Massachusetts Institute Of Technology, Cambridge MA

Investigators

Abstract

Creating physical things,including shapes and structures, cyber-mechanical devices, and other functional artifacts and machines, is a laborious and often error-prone process, typically limited to domain experts and engineers. Often the manufacturing expert is distinct from the device designer, leading to a knowledge and ability gap that makes it difficult if not impossible for end users to create custom products. Nonetheless, there is a need for customization and personalization in product design across many application spaces, including, for example, healthcare, sports gear, furniture, and vehicles. This project will investigate algorithms, methods, and tools to allow casual end-users to leverage the knowledge of engineering experts to easily and effectively create validated and verifiable manufacturable designs for custom objects. The project will engage students in K-12 schools and community colleges, women, and minorities through the software and design artifacts, thus promoting and inspiring STEM education.

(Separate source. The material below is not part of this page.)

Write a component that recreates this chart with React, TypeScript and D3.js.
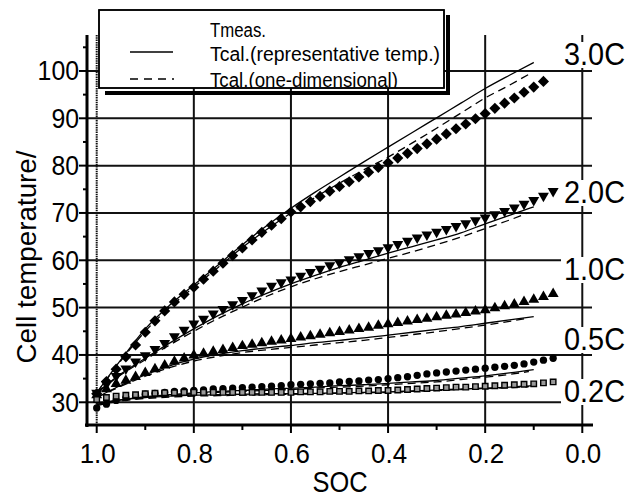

This project will develop a complete computational pipeline to enable designing and manufacturing parameterized objects that can be customized and instantiated by non-experts. More specifically, given a parametric Computer Aided Design (CAD) model, the investigators will develop translation methods that convert it to a customizable digital model with a small number of intuitive parameters. The framework will also provide mechanisms to compose these digital models into new ones. Given desired parameter values, each model will be translated to a manufacturing process and its digital instructions. To this end, a number of fundamental questions will be addressed including: (1) general representations for customizable, manufacturable digital models, (2) translation processes for converting standard parametric CAD models to these new representations, (3) methods that enable composition of these digital models into new ones, and (4) computational backends that translate the new digital models into digital instructions that drive specific manufacturing machines.